Поезд опаздывал. За забором уныло позванивала собачья цепь. Мимо, оглушая пассажиров душераздирающими гудками и обдавая теплым ветром с запахами железа, угля и механической смазки, пролетали военные эшелоны, к которым выходил с желтым флагом бородатый дед в фуражке и в потертой форменной куртке с ободранными обшлагами.

– Не знаю, ждите. Придет, рано или поздно, – топорща усы, ответил он на нервный вопрос, когда же будет поезд. Потом пожаловался: – Весь хлеб в магазине раскупили. Дуры – бабы… на всю войну не напасешься.

Уныние сутулой фигуры, пронзительный взгляд старческих глаз над морщинистыми щеками, тяжелый вздох «на всю войну» – все это ранило слушателя такой безнадегой, что у Петра, уверенного, что война вот-вот закончится, на душе заскребли кошки, и он содрогнулся, вообразив, что бедствие продлится долго.

Стемнело, наступила ночь, поезда все не было. Разглядывая крупные, с кулак, белые звезды в глубоком, как колодец, таежном небе, Петр молча боролся с острым диссонансом, который не давал ему покоя. Он не мог совместить в одном мире космическое звездное небо, спокойствие дышащей во сне тайги, мирные избушки со светлыми окнами, всеохватную тишину – и то бесчеловечное и противоестественное, что творилось сейчас на западе, там, куда один за другим тянулись груженые составы с укутанными, словно в саван, и пугающими его, невоенного человека, конструкциями. Недоумение, с которым он пытался постичь несовместные вещи, усиливала мысленная зарубка – радио на площади возвестило сегодня, что военные действия ведутся на минском направлении. Петра насторожило, что еще вчера фронтовые сводки говорили о Бресте, а сегодня география сместилась на триста километров вглубь территории, и он уговаривал себя, что дикторская оговорка обозначает не место, где проходит реальная линия фронта, а всего лишь дорожное направление.

Потом за ослепительными фарами возник вагонный силуэт, заскрипели тормоза, и долгожданный поезд наконец- то остановился у платформы.

– Скорее, скорее! – свесившись из тамбура, замахала рукой проводница, и увечные спутники заковыляли к вагону, кое-как вскарабкались по чугунной лестнице и позволили себе перевести дух, когда оказались в тесном купейном коридоре. – Дальше, – плотная, средних лет, усталая проводница повела пассажиров на места. – У каждого столба стоим, всех пропускаем. Военный график…

На ее мертвенно бледное, сонное лицо падал свет вагонных лампочек.
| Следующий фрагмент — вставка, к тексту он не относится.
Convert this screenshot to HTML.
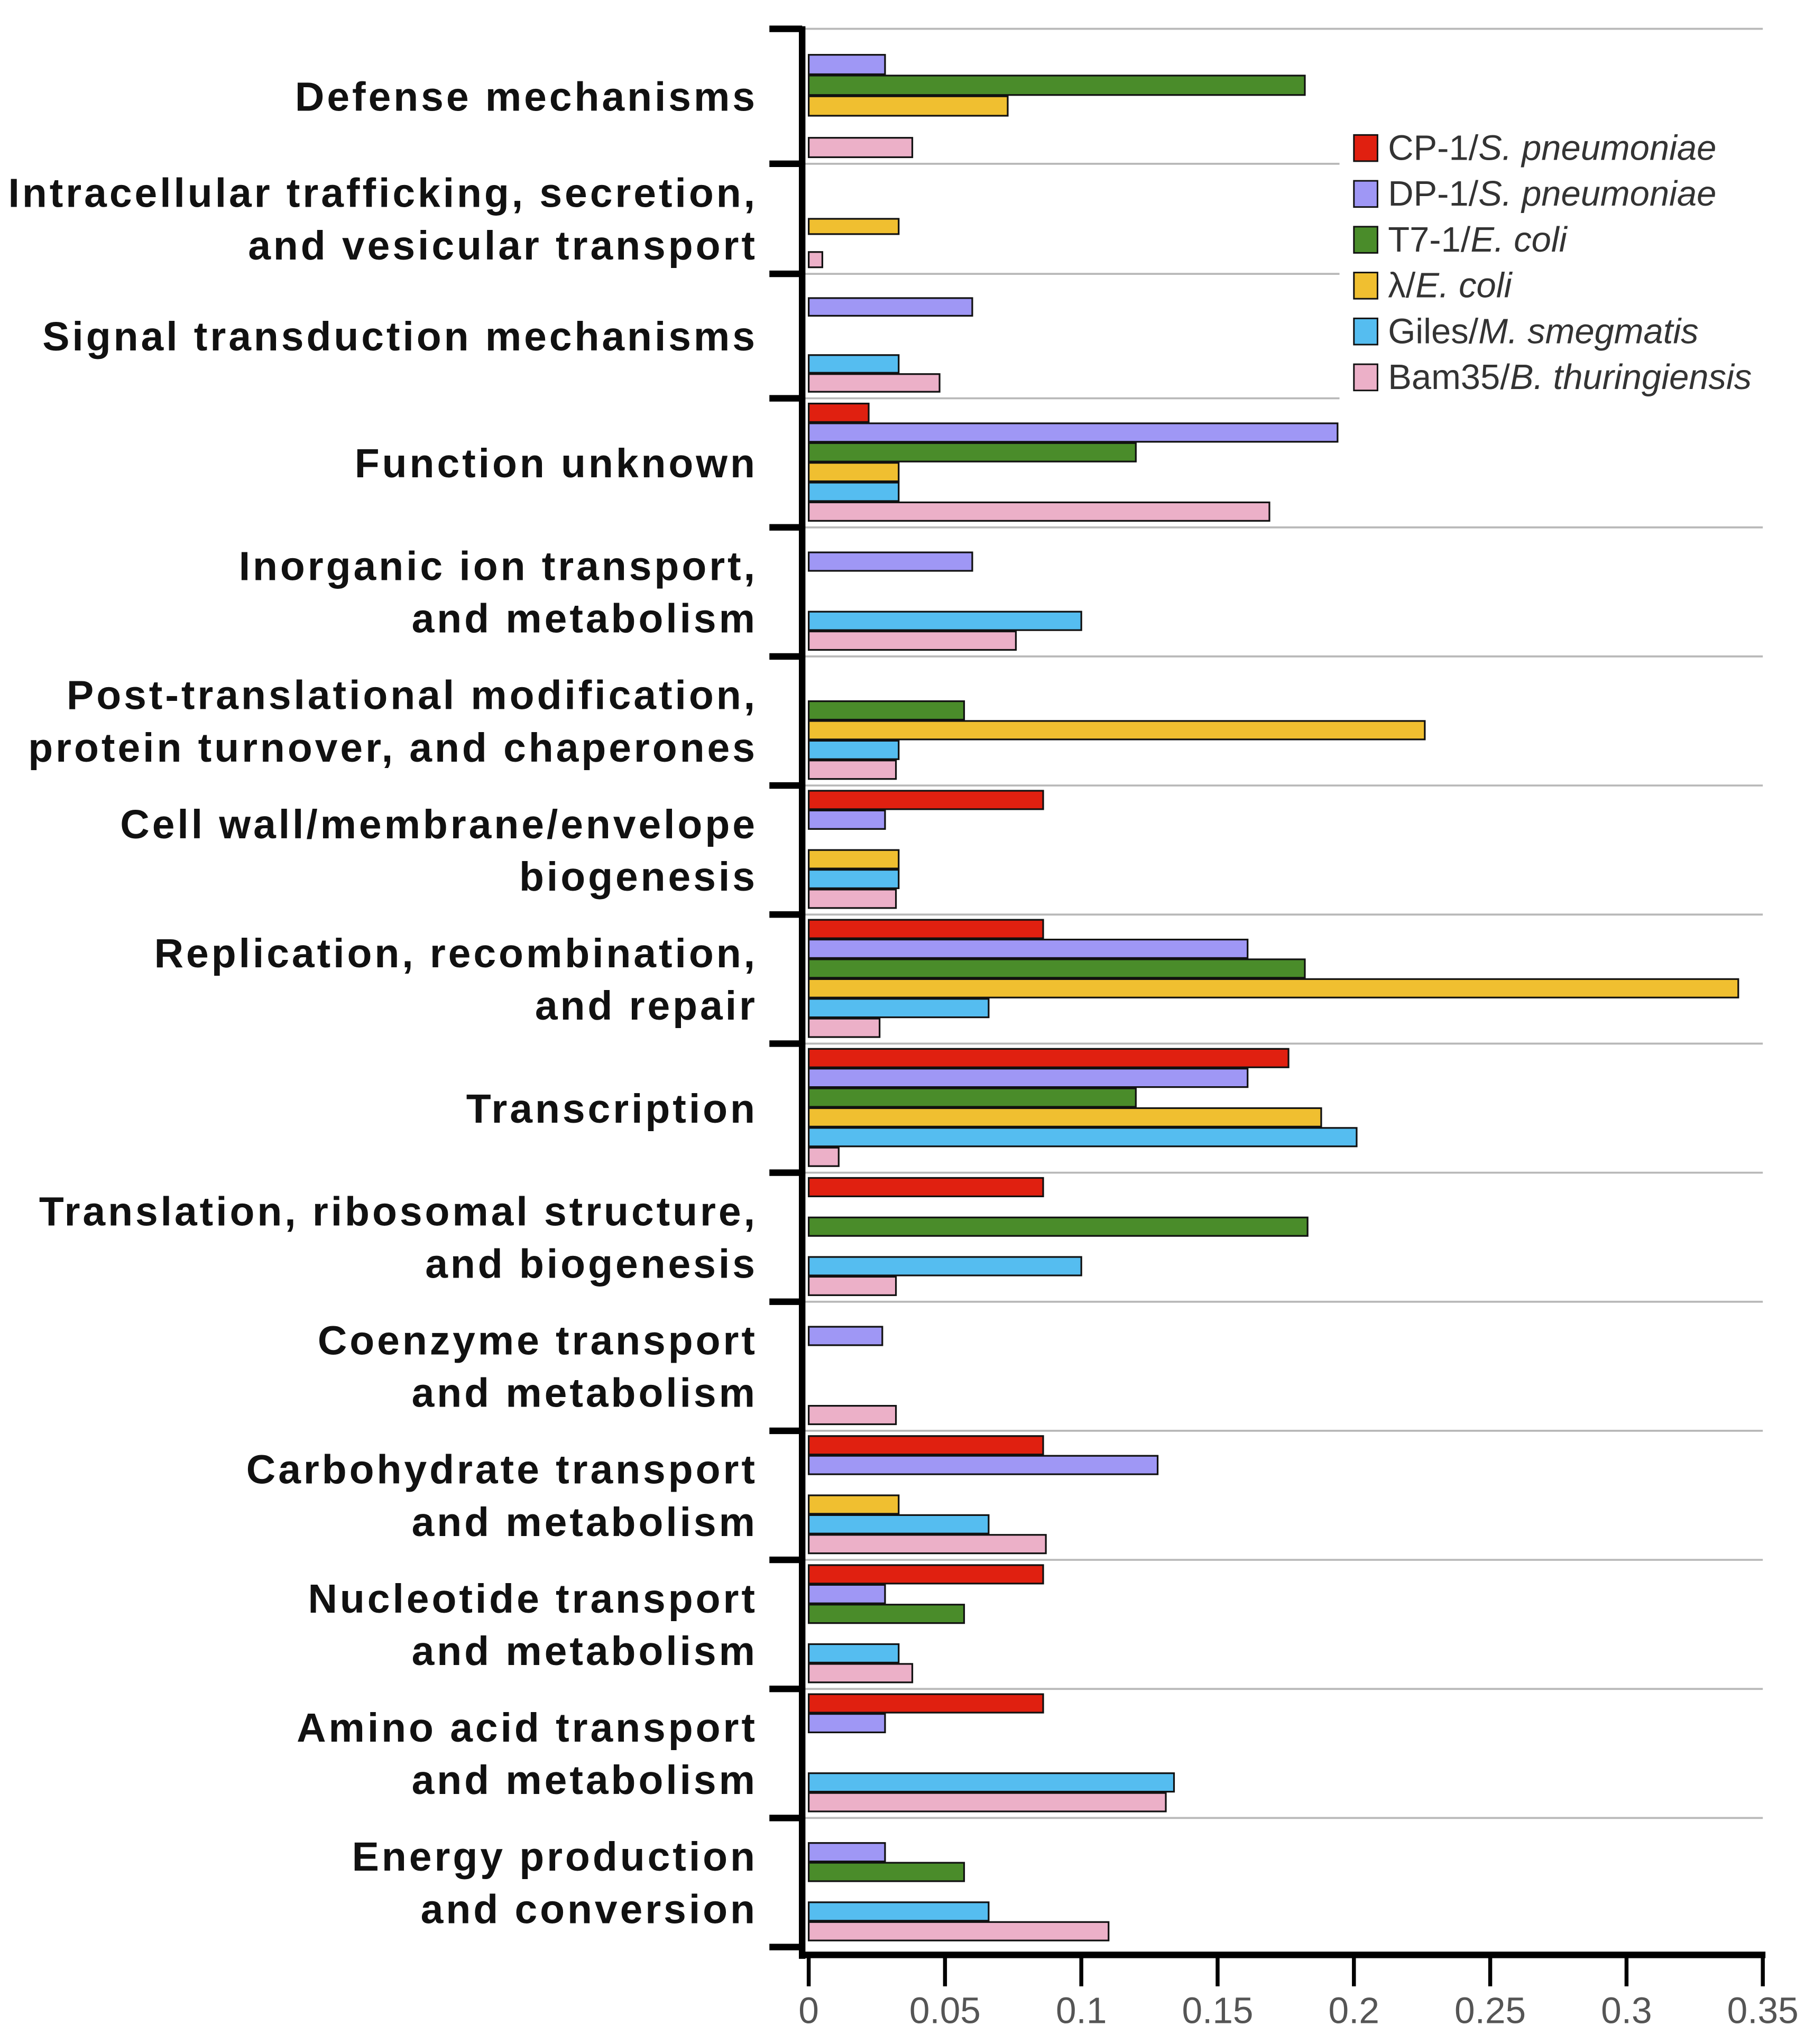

Ямочки на дряблых щеках не придавали ей веселости. Справа во рту, когда она улыбнулась, изучая пополнение наличного состава, чернела щель на месте отсутствующего зуба.

– До Москвы?.. Что немцы делают, сволочи… Договаривались с ними, ручки жали… фашисты – одно слово… – Она крупной рукой, испачканной в саже, смахнула на бок волосы, которые прилипли ко лбу. – Выдался у меня рейс… никогда такого не было.